Droga touched upon the multiple ‘canvases’ that exist today – the different mediums to reach people through. While noting that as a ‘greedy creative’ he wanted to ‘embrace every canvas’, he added: “But I don’t want them if they are diluting the creative on the canvas.”
 
Urging the audience to ‘follow the idea’ rather than ‘follow the money’, he moved to an eternal truth: the power of emotions. “The stuff that connects is the one that’s emotional. The stuff that hits that emotional chord, translates, crosses boundaries,” he noted.
 
From billion dollar brands to start ups to governments to parties contesting elections, there isn’t an industry that can’t be affected by what advertising does, he pointed out - with a rider on a couple of areas where it needed to change.
 
“We think we are good if our peers think we are great. We are (actually) great if the real world thinks we are good. If your work wins in Cannes, that’s great. If it doesn’t win, it doesn’t mean it isn’t great,” he stated.
 
Referring to content as the idea and canvas as the medium, Droga outlined how not many people speak of the content. Yes, there has been too much talk on the new canvases and less on ideas.
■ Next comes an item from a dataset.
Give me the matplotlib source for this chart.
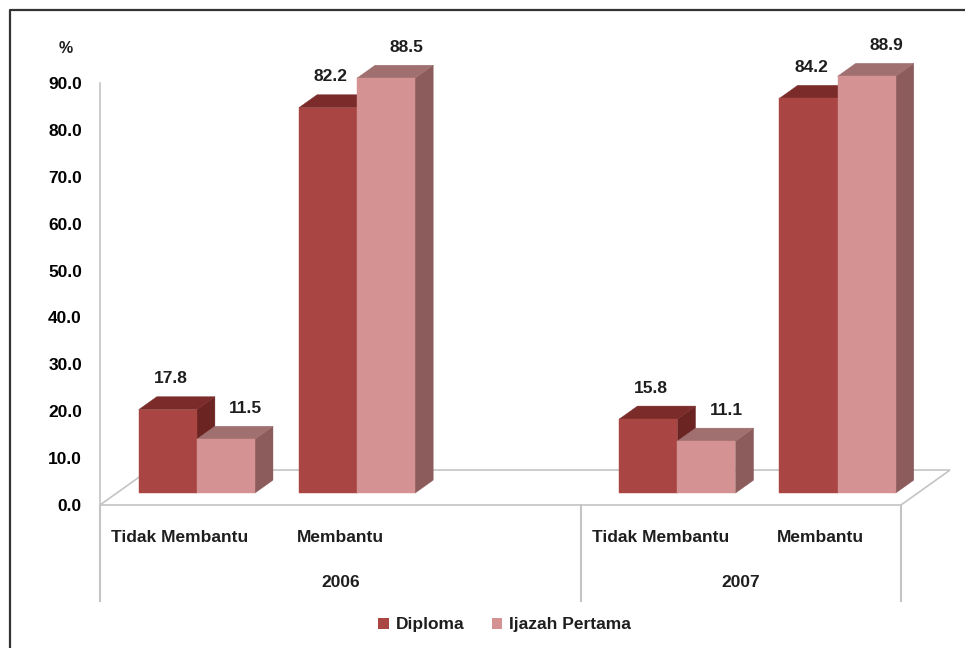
import numpy as np
import matplotlib
matplotlib.use("Agg")
import matplotlib.pyplot as plt
from matplotlib.patches import Polygon, Patch
from matplotlib.lines import Line2D

# data
years = ["2006", "2007"]
categories = ["Tidak Membantu", "Membantu", "Tidak Membantu", "Membantu"]
cat_year = [0, 0, 1, 1]
series = ["Diploma", "Ijazah Pertama"]
diploma = [17.8, 82.2, 15.8, 84.2]
ijazah = [11.5, 88.5, 11.1, 88.9]
yticks = np.arange(0, 91, 10)

# style
plt.rcParams.update({
    "font.family": ["Liberation Sans", "DejaVu Sans"],
    "font.weight": "bold",
    "font.size": 12.5,
    "text.color": "#1e1e1e",
})
front_col = ["#A94542", "#D49392"]
top_col = ["#7B2C2A", "#A06F6F"]
side_col = ["#6C2422", "#8B5C5B"]
grey = "#C4C4C4"
label_dx = [3, 20]          # pixel nudge of value labels per series

# pseudo-3D geometry (depth projection in data units)
KX, KY = 0.306, 7.46
D0, D1 = 0.34, 0.71
BAR_W = 0.3625
slots = [0, 1, 3, 4]


def proj(x, y, d):
    return (x + d * KX, y + d * KY)


fig = plt.figure(figsize=(9.65, 6.48), dpi=100)
ax = fig.add_axes([100 / 965, 143 / 648, 801 / 965, 422 / 648])
ax.set_xlim(-0.5, 4.5)
ax.set_ylim(0, 90)

# floor
floor = [proj(-0.5, 0, 0), proj(4.5, 0, 0), proj(4.5, 0, 1), proj(-0.5, 0, 1)]
ax.add_patch(Polygon(floor, closed=True, facecolor="white", edgecolor=grey,
                     lw=1.2, clip_on=False, zorder=1))


def draw_bar(x0, h, s):
    x1 = x0 + BAR_W
    front = [proj(x0, 0, D0), proj(x1, 0, D0), proj(x1, h, D0), proj(x0, h, D0)]
    top = [proj(x0, h, D0), proj(x1, h, D0), proj(x1, h, D1), proj(x0, h, D1)]
    side = [proj(x1, 0, D0), proj(x1, 0, D1), proj(x1, h, D1), proj(x1, h, D0)]
    for poly, c in ((side, side_col[s]), (top, top_col[s]), (front, front_col[s])):
        ax.add_patch(Polygon(poly, closed=True, facecolor=c, edgecolor=c,
                             lw=0.3, clip_on=False, zorder=3))


for i, pos in enumerate(slots):
    for s, vals in enumerate([diploma, ijazah]):
        x0 = pos - BAR_W + s * BAR_W
        draw_bar(x0, vals[i], s)
        lx = x0 + BAR_W / 2 + D0 * KX
        ly = vals[i] + D1 * KY
        ax.annotate(f"{vals[i]:.1f}", (lx, ly),
                    xytext=(label_dx[s] * 0.72, 13), textcoords="offset points",
                    ha="center", va="center", fontsize=12.5, annotation_clip=False)

# y axis
ax.set_yticks(yticks)
ax.set_yticklabels([f"{v:.1f}" for v in yticks])
ax.tick_params(axis="y", length=0, pad=13, labelsize=12.5)
ax.set_xticks([])
for sp in ["top", "right", "bottom"]:
    ax.spines[sp].set_visible(False)
ax.spines["left"].set_color(grey)
ax.spines["left"].set_linewidth(1.2)
ax.text(-0.712, 97.4, "%", ha="center", va="center", fontsize=11.5)

# category axis below floor
for xs in [-0.5, 2.5, 4.5]:
    ax.plot([xs, xs], [0, -20.5], color=grey, lw=1.5, clip_on=False, zorder=1)
for i, pos in enumerate(slots):
    ax.text(pos, -6.9, categories[i], ha="center", va="center", fontsize=12.5)
ax.text(1.0, -16.6, years[0], ha="center", va="center", fontsize=12.5)
ax.text(3.5, -16.6, years[1], ha="center", va="center", fontsize=12.5)

# legend
handles = [Patch(facecolor=front_col[s], edgecolor="none", label=series[s]) for s in range(2)]
fig.legend(handles=handles, loc="center", bbox_to_anchor=(0.523, 0.036), ncol=2,
           frameon=False, handlelength=0.6, handleheight=0.6, handletextpad=0.4,
           columnspacing=1.6, fontsize=12.5)

# outer frame (left and top edges visible)
fig.add_artist(Line2D([10 / 965, 10 / 965, 1.0], [0.0, 1 - 10 / 648, 1 - 10 / 648],
                      color="#333333", lw=1.6, transform=fig.transFigure))

fig.savefig("out.png", dpi=100)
He followed it up with this example, for Newcastle beer.
 

Also read: ‘Teaser’ for a Trailer - Newcastle's ‘Mega Huge Football Game Ad’

“You can bend things to your will. People were sick of (so much around) Super Bowl – they wanted to go somewhere else,” explained Droga.
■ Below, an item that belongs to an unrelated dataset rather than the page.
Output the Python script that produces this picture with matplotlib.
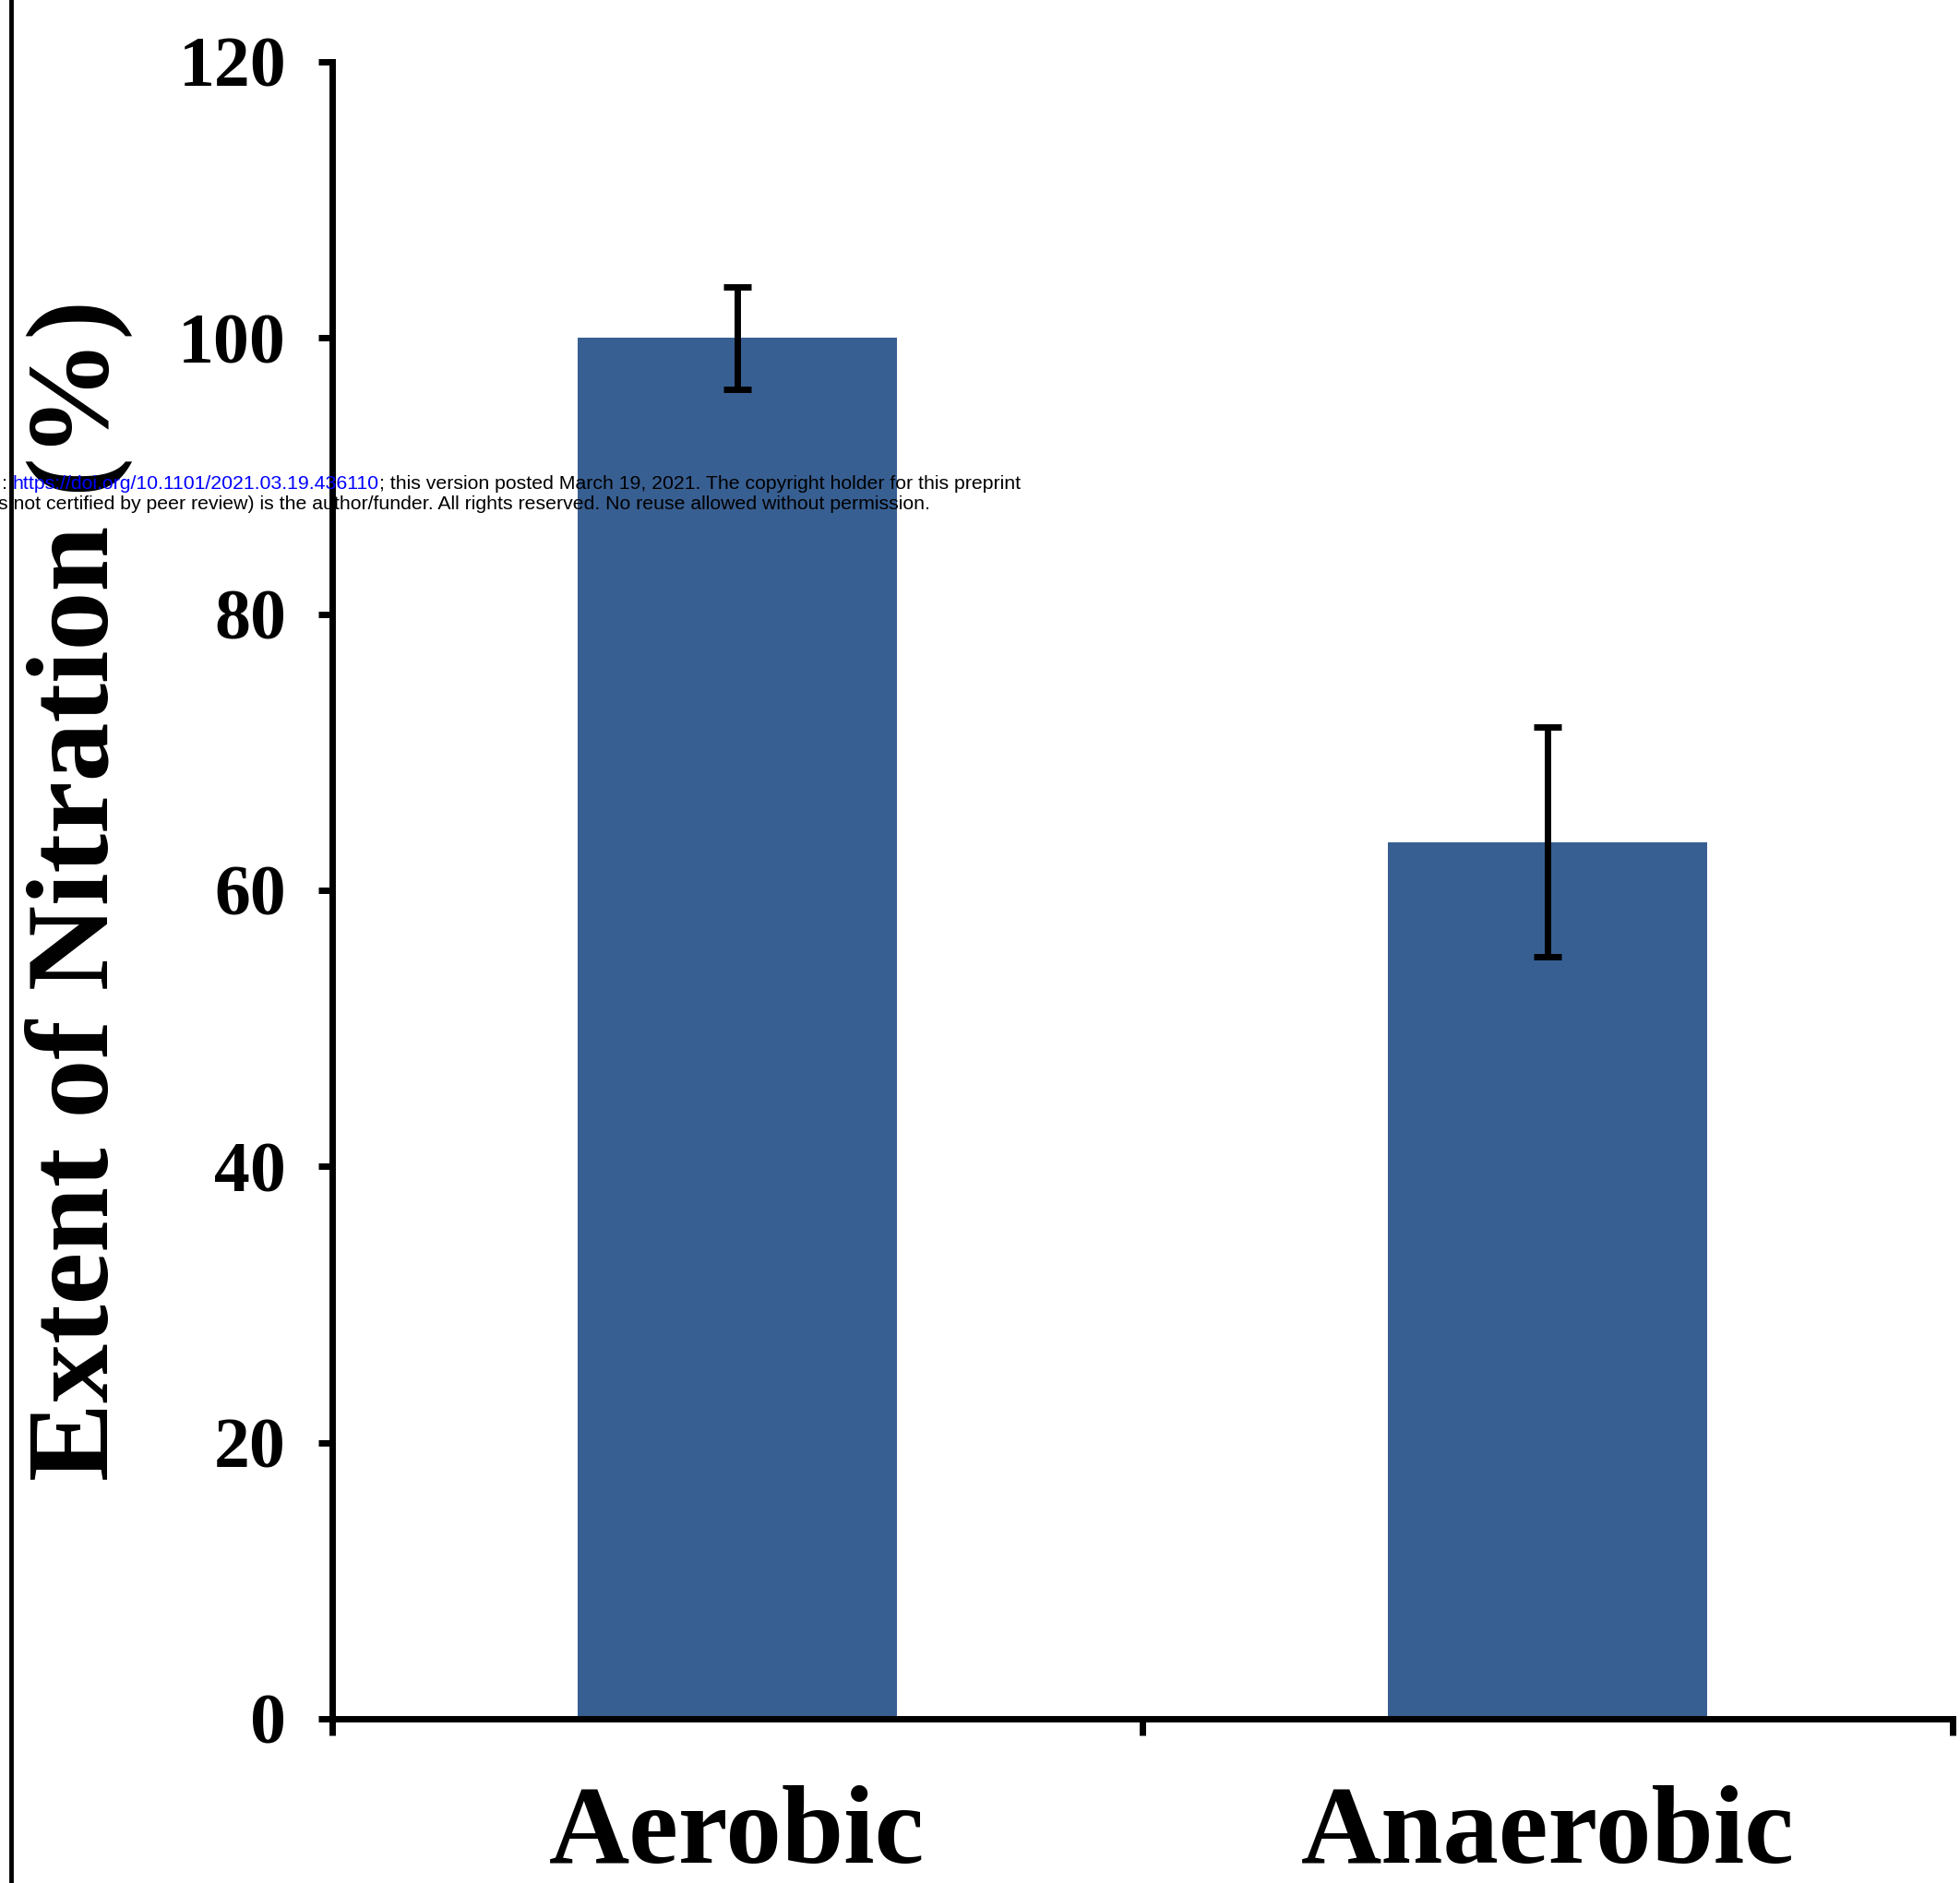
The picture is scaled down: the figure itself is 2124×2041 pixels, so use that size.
import matplotlib
matplotlib.use("Agg")
import matplotlib.pyplot as plt
from matplotlib.lines import Line2D
from matplotlib.text import Annotation

# ---------------------------------------------------------
# DATA
# ---------------------------------------------------------
categories = ["Aerobic", "Anaerobic"]
nitration = [100.0, 63.5]
errors = [3.7, 8.3]
y_ticks = [0, 20, 40, 60, 80, 100, 120]
y_label = "Extent of Nitration (%)"

wm_prefix = ": "
wm_url = "https://doi.org/10.1101/2021.03.19.436110"
wm_rest = "; this version posted March 19, 2021. The copyright holder for this preprint"
wm_line2 = "s not certified by peer review) is the author/funder. All rights reserved. No reuse allowed without permission."

# ---------------------------------------------------------
# STYLE
# ---------------------------------------------------------
W, H, DPI = 2124, 2041, 100
BAR_COLOR = "#385f92"
LW = 5

plt.rcParams["font.family"] = ["Liberation Serif", "DejaVu Serif"]
plt.rcParams["font.weight"] = "bold"

fig = plt.figure(figsize=(W / DPI, H / DPI), dpi=DPI)
ax = fig.add_axes([360 / W, 1 - 1863 / H, (2116 - 360) / W, (1863 - 67) / H])

pos = list(range(len(categories)))
ax.bar(pos, nitration, width=0.395, color=BAR_COLOR, zorder=2)
ax.errorbar(pos, nitration, yerr=errors, fmt="none", ecolor="black",
            elinewidth=5, capsize=11, capthick=5, zorder=3)

ax.set_xlim(-0.5, 1.5)
ax.set_ylim(0, 120)

for side in ["top", "right"]:
    ax.spines[side].set_visible(False)
for side in ["left", "bottom"]:
    ax.spines[side].set_linewidth(LW)

ax.set_yticks(y_ticks)
ax.set_yticklabels([str(v) for v in y_ticks], fontsize=56, fontweight="bold")
ax.tick_params(axis="y", direction="out", length=11, width=LW, pad=25)

ax.set_xticks(pos)
ax.set_xticklabels(categories, fontsize=87, fontweight="bold")
ax.set_xticks([-0.5, 0.5, 1.5], minor=True)
ax.tick_params(axis="x", which="major", length=0, pad=52)
ax.tick_params(axis="x", which="minor", direction="out", length=13, width=LW)

fig.text(85 / W, 1 - 965 / H, y_label, rotation=90, ha="center", va="center",
         fontsize=92, fontweight="bold")

# page border on the left
fig.add_artist(Line2D([12 / W, 12 / W], [0, 1], transform=fig.transFigure,
                      color="black", lw=3.5))

# preprint watermark
wm = dict(fontsize=15.3, fontweight="normal", family="Liberation Sans", zorder=10)
t0 = fig.text(2 / W, 1 - 530 / H, wm_prefix, color="black", va="baseline", **wm)
t1 = fig.add_artist(Annotation(wm_url, xy=(1, 0), xycoords=t0, ha="left",
                               va="bottom", color="blue", **wm))
fig.add_artist(Annotation(wm_rest, xy=(1, 0), xycoords=t1, ha="left",
                          va="bottom", color="black", **wm))
fig.text(-2 / W, 1 - 552 / H, wm_line2, color="black", va="baseline", **wm)

fig.savefig("out.png", dpi=DPI)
Presenting a teaser of what is to follow from Newcastle, the Droga5 founder outlined the next campaign: ifwewon.com Timed to coincide with the American Independence Day, 4 July, the theme of the campaign is ‘What if Britain had won the war’. The teaser suggests that the campaign will play in ‘Independence Eve’. It will have 30 different components, said the speaker.
 
‘Collaboration is a wonderful and dangerous word’
 
Asked by Rogers for his views as a creative on ‘collaboration’, Hegarty emphasised on the difference between ‘pure creativity’ and ‘applied creativity’. The ‘pure creatives’ don’t want to sit in a room with a host of others, he said. “Collaboration is a wonderful and dangerous word. There seems to be a belief that you can get eight people in a room ‘collaborate’.  I think that’s bull ****, because that inevitably leads to consensus, not collaboration,” he argued.
 
While ceding that collaboration is a necessity, Droga explained, “But it’s not about agreeing on the idea. There has to be purity in the idea. I am not interested in user generated content – I am interested in user generated communities.”
 
Hegarty also noted that there exists a ‘huge danger’ in getting creative people ‘too close’ to the clients.
 
“Clients like the fact that they are interacting with creative people - until someone tells them to **** off. They then call up the creative head to complain,” he said. A degree of distance helps, contended the creative head, with and reasoned: “If you’re too engaged with what the client is doing, you start thinking like them.”
 
The data conundrum
 
On the subject of data, Hegarty noted that data has always been important, but rubbished the notion that data – or ‘big data – ‘is the solution to every problem’. His argument was that when everyone looks at the same data, it’s what one does with it that matters. “There are no facts on the future,” he surmised.
 
‘Reward people for their time’
 
Droga noted that the one enduring thing about advertising, through the change that has engulfed the canvases, has been ‘emotion’. He said, “We’re in the time business. Whether it’s music, creative or leisure, we’re trying to steal someone’s time. We need to create something that adds value to people in some way.”
 
The last words of the seminar were spoken by Hegarty, in response to Rogers’ request for a message to the audience: “Please tell the truth. Be true to each other. Through accepting that we have not created something great, we might go to creating something great.”
 
This made one think of what Droga has said in the course of the talk of the heavyweights. He had said that 90 per cent of the industry talks about others' work; it’s the rest of them ‘that actually get it’.